Welcome to Left Coast Low Down, the political and geographic fringe of Checkpointzero's coverage of all things adventurous. My web master, Paul "Yak" Angell, has given me broad - most would say dangerously broad - leeway to write about all things pertaining to California's adventure racing community.

He also echoes my father-in-law in calling this "the land of fruits and nuts," a disparagement that we actually take pride in. And just to start things off on an appropriately discursive note, my first post has nothing to do with AR.

It starts with my heading last Saturday to Wise Surfboards in San Francisco. Approaching the shop means heading down the precipitous slope of the Great Highway, past the tourist landmark Cliff House. If you watched the X-Games when they were held in San Francisco, you'll recognize the road as the site of the worst wipe-outs ever recorded in Downhill skateboarding.

In the car with me were my two sons: Will, age 11, and Griffin, age 9. After you pass the Cliff House, you're able to see the surf conditions at Ocean Beach, a notoriously brutal, shark-infested and sloppy beach break, where only highly skilled and monstrously fit surfers can even make it outside the impact zone on a big day.

On this day, however, my attention was drawn away from the surf towards the beach, where it looked like some people were playing rugby.

Now, if there's anything that I love more than adventure racing (or surfing) - it's rugby. I played it in high school, in college, at the Division One club level as an adult and even on a smattering of representative sides. I had to give the game up after eleven seasons, because my frail frame just couldn't sustain the damage inherant to the competition - but I love the game like junkies love free methodone.

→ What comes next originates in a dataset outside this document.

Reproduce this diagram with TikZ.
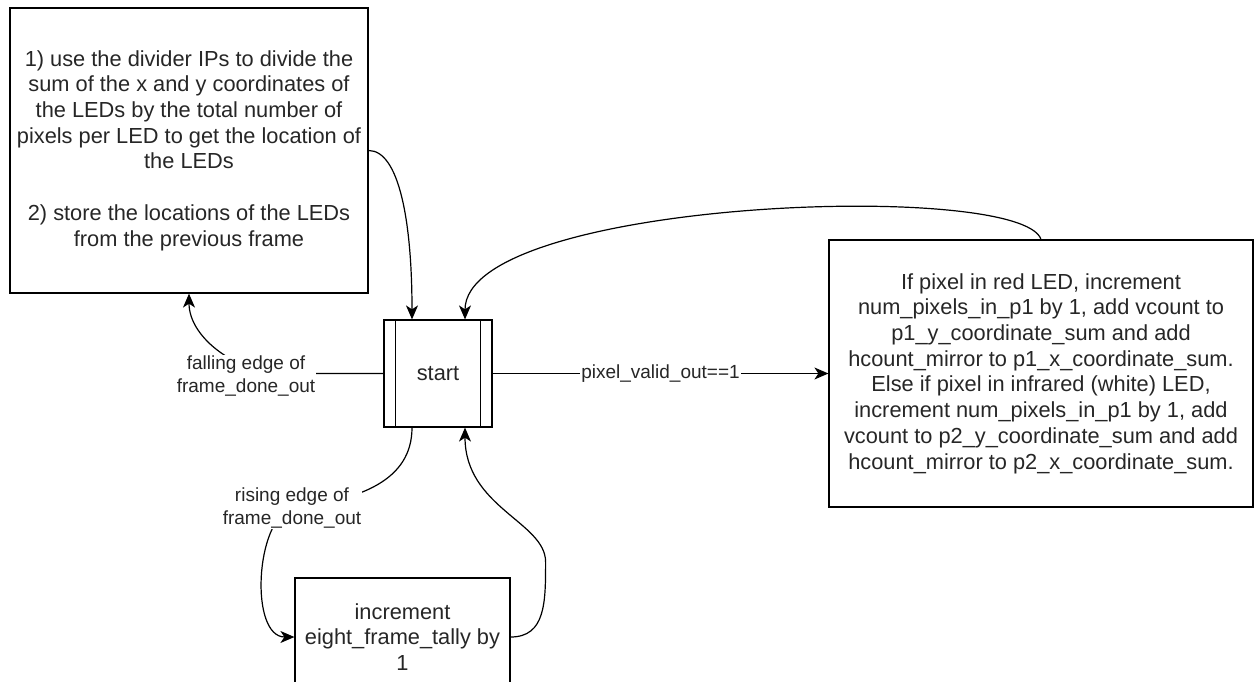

Will and Griffin are mainstays of the Marin Youth Rugby Program, which I coach, and so I thought it would be fun, as we swerved into the parking lot - all thoughts of the surf shop gone - to jump into the game.

My sons were appalled. "DAD! We don't even know them"

But I had already busted out of the car and was running to the beach to join the game, and they were compelled to follow, because even in their mortification they knew that fun follows Dad like smell follows a fart.

Sure enough, the 20-odd fellows on the beach welcomed us gladly, as I knew they would. Shoes off and into the game we went, and very quickly it was apparent that this was a kind of unusual squad.

I identified with many of the players right away; they were the types of guys with whom I spent a large portion of my young adulthood. Others were...different.

No less skilled, no less rough-hewn or filled with bonhomie. Just...maybe...

(Living in the San Francisco area all your life gives even the straightest guy a finely attuned Gaydar. And mine was pinging like a nuclear sub.)

"What club are you guys with?" I asked a couple minutes into the scrimmage, after passing the ball to a teammate who was dressed in a really fetching warm-up suit.

"The Fog," replied the dude, and it all came clear. The San Francisco Fog - a Division 3 squad, is famous for two things. The first is that it was the home team of Mark Bingham, one of the heroes of 9/11. And most famously - the team is one of the few in the world manned predominently with gay men.

Make that WAS predominently gay - unless my Gaydar was faulty, I was picking up a very confusing mix of gay and straight - an impression confirmed later by another source in the NorCal D3 league, who said, "They're only, like, half-gay now, which bums me out. They're harder to beat now."

So there we were, on a beach in San Francisco: a bunch of gay and straight men playing one of the most brutal games in the world, two little blonde kids embarassing adults with preternatural jinks and speed, and one broken-down dad looking for good waves.

We played well past exhaustion. We played until our legs were shaking and two guys were puking. We played until all perceived barriers of age, sexual orientation, machismo and cultural stereotypes were broken down. We played until the tide went out and the ocean was smooth, and we left the beach with new friends and a reinforced belief in the transcendant community of sports.